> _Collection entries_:
* begin *

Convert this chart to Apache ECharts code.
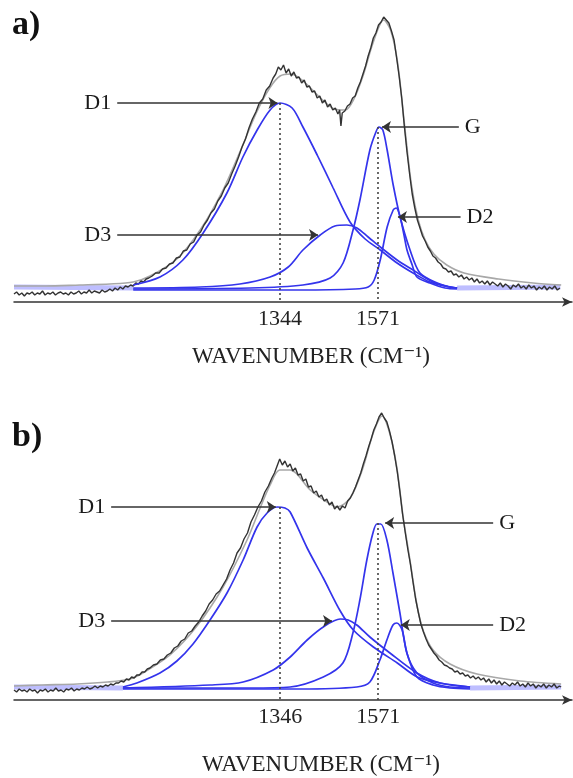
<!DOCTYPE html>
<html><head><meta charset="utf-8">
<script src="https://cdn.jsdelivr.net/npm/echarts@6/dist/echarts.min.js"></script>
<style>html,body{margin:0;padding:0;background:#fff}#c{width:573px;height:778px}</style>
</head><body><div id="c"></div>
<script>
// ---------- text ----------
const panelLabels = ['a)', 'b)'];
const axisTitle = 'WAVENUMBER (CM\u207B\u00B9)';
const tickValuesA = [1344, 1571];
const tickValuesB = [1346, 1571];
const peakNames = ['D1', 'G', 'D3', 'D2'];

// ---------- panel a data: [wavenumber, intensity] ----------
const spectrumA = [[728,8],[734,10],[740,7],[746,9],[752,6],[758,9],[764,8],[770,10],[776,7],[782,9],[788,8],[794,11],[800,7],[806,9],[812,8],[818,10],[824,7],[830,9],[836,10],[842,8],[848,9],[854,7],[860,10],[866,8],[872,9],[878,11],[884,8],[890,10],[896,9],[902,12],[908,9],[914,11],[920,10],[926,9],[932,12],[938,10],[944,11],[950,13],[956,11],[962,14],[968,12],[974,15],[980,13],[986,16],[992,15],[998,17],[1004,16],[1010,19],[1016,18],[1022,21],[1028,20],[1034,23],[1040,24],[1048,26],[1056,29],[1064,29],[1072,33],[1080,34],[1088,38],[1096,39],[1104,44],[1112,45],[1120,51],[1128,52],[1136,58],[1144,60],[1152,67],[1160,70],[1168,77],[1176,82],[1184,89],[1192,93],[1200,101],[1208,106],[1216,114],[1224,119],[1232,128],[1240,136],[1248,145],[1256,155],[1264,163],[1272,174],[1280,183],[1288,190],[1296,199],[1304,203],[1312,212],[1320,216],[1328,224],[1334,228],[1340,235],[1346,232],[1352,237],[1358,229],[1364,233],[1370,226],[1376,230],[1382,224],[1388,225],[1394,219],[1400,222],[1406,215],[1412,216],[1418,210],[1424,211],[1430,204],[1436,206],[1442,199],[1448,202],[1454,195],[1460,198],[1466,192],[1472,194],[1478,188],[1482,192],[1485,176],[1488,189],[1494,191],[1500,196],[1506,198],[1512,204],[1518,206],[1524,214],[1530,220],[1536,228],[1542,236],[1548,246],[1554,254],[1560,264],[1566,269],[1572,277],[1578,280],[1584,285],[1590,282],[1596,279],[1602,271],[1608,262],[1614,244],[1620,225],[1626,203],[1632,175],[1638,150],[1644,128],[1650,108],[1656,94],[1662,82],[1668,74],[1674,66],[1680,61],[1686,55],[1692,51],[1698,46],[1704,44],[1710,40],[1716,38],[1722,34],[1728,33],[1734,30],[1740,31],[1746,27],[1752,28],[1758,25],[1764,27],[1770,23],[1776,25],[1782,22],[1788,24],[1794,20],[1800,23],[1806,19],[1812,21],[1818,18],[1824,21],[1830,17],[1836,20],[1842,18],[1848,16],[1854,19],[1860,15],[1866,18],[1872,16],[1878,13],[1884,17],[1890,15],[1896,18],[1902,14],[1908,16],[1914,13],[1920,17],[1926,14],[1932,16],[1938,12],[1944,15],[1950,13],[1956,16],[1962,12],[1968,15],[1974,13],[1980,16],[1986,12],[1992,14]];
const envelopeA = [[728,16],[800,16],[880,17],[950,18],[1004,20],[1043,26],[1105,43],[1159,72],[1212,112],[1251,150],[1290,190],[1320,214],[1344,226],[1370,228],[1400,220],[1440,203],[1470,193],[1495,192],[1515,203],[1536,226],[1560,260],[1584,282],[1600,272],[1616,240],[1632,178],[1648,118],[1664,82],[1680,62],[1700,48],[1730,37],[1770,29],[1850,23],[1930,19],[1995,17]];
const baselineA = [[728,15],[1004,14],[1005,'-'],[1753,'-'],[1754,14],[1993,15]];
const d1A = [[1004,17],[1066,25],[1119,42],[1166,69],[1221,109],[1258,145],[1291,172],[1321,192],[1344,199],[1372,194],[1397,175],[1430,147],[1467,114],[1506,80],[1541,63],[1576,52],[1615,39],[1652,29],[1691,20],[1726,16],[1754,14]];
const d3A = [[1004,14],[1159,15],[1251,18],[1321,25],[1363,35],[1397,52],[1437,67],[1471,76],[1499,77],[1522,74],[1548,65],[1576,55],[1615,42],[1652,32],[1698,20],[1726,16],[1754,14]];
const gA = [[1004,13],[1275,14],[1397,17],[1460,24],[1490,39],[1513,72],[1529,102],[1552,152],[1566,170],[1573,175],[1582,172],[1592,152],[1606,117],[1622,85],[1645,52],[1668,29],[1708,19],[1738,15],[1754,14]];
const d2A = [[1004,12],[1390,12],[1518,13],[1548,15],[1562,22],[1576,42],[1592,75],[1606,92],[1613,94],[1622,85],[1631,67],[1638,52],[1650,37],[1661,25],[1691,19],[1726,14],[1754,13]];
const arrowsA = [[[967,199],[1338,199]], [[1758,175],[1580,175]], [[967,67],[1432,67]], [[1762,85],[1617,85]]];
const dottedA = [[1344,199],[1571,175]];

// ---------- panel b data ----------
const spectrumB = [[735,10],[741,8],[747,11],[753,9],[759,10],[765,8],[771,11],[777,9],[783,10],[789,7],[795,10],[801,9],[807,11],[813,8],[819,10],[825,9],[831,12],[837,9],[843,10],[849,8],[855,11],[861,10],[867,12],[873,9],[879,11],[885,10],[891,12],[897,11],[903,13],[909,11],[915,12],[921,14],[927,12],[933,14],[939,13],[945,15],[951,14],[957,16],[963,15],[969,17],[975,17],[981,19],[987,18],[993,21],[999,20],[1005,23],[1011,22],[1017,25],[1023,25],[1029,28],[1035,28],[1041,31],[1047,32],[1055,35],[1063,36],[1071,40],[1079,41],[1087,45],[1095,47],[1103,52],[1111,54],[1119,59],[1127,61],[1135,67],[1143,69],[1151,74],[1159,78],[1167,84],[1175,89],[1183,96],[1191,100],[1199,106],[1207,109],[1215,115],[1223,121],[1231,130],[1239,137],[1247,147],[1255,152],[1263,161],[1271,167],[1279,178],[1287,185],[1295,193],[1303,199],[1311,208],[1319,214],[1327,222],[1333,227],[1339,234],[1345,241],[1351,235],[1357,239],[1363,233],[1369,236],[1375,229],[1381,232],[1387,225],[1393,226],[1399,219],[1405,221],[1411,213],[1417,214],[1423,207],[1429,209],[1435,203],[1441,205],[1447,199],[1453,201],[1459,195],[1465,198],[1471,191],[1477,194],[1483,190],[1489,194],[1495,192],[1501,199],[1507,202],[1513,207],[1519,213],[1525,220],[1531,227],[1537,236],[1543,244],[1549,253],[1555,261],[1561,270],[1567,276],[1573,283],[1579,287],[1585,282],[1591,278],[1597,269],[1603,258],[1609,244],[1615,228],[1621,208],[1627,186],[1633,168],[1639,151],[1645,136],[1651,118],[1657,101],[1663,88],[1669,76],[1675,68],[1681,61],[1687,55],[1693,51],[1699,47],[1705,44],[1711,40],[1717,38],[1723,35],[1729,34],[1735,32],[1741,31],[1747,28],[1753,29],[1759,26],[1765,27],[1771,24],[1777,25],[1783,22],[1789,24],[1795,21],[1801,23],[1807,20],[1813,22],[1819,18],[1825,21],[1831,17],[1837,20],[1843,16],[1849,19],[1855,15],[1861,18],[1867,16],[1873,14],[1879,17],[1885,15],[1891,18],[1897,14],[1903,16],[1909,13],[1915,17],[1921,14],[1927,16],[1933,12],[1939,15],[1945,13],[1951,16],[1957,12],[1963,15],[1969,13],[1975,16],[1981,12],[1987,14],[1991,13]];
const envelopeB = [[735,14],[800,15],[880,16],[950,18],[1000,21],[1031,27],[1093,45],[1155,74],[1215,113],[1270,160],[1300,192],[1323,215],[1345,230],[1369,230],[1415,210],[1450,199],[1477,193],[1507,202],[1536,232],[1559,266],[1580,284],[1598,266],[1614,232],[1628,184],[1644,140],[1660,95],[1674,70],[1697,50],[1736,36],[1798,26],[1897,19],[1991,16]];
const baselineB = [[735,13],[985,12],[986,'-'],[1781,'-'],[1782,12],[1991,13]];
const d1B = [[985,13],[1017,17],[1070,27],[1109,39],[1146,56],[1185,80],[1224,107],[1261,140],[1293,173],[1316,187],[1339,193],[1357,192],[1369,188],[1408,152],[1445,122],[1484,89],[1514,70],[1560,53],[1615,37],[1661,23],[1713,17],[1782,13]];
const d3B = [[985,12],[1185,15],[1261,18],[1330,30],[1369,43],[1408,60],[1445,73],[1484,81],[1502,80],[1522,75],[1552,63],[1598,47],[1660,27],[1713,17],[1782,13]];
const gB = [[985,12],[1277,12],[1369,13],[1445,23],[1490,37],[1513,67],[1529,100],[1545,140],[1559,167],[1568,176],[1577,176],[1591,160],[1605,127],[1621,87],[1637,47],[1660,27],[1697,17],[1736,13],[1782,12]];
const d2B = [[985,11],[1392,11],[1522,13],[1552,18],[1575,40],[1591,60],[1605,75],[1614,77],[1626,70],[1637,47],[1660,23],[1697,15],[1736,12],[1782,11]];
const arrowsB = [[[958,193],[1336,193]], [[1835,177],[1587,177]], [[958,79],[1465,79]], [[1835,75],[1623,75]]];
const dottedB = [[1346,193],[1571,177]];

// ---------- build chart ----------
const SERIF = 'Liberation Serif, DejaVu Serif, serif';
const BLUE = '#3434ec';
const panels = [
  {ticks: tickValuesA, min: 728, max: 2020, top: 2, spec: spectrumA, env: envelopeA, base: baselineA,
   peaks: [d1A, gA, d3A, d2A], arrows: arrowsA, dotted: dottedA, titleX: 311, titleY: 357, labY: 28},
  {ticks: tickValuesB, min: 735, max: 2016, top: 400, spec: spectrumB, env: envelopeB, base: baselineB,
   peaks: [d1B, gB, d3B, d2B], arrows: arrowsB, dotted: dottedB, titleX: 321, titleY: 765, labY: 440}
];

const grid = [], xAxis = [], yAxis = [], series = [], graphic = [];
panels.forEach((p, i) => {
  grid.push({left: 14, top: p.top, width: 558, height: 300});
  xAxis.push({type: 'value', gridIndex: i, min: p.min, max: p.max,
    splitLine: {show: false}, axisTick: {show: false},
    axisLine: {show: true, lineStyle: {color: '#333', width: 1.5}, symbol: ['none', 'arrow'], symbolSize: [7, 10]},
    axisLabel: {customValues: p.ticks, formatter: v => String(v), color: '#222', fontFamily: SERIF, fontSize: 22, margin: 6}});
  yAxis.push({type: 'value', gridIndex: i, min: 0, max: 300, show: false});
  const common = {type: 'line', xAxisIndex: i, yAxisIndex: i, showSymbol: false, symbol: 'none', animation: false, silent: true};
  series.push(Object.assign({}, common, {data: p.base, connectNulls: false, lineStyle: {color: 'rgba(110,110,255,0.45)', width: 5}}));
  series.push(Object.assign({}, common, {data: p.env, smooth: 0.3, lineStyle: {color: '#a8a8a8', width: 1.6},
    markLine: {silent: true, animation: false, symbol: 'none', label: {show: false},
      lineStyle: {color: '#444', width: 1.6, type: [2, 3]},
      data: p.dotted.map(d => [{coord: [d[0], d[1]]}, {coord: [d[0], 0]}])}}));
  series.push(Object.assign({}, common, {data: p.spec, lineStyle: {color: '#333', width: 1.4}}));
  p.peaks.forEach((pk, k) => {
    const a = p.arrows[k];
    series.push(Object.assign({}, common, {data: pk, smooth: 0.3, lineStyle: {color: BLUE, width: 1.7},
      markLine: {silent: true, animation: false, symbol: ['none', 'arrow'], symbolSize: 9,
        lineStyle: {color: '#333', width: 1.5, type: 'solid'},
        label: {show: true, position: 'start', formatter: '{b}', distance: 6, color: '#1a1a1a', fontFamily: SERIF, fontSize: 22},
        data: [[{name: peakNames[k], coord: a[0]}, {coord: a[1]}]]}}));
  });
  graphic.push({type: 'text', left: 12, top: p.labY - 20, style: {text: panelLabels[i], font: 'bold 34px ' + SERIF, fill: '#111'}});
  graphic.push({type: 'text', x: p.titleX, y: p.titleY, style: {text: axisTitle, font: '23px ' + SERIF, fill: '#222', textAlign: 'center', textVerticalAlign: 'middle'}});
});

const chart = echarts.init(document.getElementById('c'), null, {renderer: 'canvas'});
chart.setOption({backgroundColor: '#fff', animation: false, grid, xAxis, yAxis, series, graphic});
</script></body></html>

* end *
* begin *

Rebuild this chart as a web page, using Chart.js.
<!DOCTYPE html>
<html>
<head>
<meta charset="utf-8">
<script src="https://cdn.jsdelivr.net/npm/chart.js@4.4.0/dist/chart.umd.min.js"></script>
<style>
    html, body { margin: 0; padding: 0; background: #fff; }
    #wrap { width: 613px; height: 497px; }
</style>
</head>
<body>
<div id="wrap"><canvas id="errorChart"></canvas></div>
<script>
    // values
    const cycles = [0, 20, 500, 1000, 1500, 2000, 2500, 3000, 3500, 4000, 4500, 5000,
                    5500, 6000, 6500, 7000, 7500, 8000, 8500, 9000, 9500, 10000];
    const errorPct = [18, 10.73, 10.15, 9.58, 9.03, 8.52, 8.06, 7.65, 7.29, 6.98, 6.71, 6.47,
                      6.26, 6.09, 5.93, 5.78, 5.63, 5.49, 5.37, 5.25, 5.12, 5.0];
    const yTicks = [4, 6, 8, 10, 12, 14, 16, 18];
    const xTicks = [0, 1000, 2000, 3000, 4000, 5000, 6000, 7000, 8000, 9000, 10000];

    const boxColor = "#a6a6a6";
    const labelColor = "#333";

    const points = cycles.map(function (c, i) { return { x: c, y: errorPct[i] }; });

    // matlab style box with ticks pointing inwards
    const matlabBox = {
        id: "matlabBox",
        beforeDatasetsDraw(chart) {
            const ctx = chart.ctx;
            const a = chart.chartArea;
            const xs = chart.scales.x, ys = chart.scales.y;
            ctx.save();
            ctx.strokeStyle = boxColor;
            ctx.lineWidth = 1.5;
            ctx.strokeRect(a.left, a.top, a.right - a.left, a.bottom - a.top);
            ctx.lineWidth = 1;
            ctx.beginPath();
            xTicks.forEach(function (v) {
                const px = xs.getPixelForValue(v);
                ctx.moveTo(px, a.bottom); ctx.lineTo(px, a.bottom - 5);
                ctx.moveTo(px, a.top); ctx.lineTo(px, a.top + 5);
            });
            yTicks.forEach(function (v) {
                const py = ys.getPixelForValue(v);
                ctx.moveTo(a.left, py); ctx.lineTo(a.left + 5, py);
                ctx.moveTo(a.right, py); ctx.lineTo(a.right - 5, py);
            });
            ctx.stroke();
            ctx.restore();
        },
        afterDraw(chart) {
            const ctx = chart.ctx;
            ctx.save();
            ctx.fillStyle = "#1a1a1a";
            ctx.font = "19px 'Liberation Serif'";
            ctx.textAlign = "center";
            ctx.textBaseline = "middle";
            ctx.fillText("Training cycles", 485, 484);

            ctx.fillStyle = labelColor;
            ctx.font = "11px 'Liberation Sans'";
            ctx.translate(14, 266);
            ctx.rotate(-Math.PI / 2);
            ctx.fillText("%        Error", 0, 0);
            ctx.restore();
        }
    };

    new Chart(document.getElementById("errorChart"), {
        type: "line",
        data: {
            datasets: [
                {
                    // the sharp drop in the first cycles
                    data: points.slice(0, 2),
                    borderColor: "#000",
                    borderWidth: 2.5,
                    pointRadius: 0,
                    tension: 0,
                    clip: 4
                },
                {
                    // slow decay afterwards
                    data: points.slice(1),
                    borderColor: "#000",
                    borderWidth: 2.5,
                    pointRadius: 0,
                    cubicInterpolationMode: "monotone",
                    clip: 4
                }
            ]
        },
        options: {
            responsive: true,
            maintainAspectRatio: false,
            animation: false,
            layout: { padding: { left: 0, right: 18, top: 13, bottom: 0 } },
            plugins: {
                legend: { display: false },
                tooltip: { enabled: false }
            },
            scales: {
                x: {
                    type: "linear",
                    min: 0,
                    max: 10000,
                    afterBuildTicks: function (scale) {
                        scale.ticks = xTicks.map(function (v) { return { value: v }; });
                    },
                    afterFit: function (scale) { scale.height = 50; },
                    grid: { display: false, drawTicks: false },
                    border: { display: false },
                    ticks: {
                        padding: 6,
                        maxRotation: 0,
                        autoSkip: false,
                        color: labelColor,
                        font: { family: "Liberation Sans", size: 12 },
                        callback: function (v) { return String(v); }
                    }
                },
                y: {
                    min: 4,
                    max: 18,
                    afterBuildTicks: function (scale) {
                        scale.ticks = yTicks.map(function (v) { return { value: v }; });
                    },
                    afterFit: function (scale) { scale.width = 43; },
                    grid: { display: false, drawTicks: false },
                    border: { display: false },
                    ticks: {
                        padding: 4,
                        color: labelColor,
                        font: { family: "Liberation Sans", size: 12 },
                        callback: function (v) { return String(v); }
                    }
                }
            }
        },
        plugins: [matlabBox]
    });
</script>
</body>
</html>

* end *

> _Set exercise_: Read the data above and pull out each line that holds the string "this".

> _Task answer_:
Convert this chart to Apache ECharts code.
Rebuild this chart as a web page, using Chart.js.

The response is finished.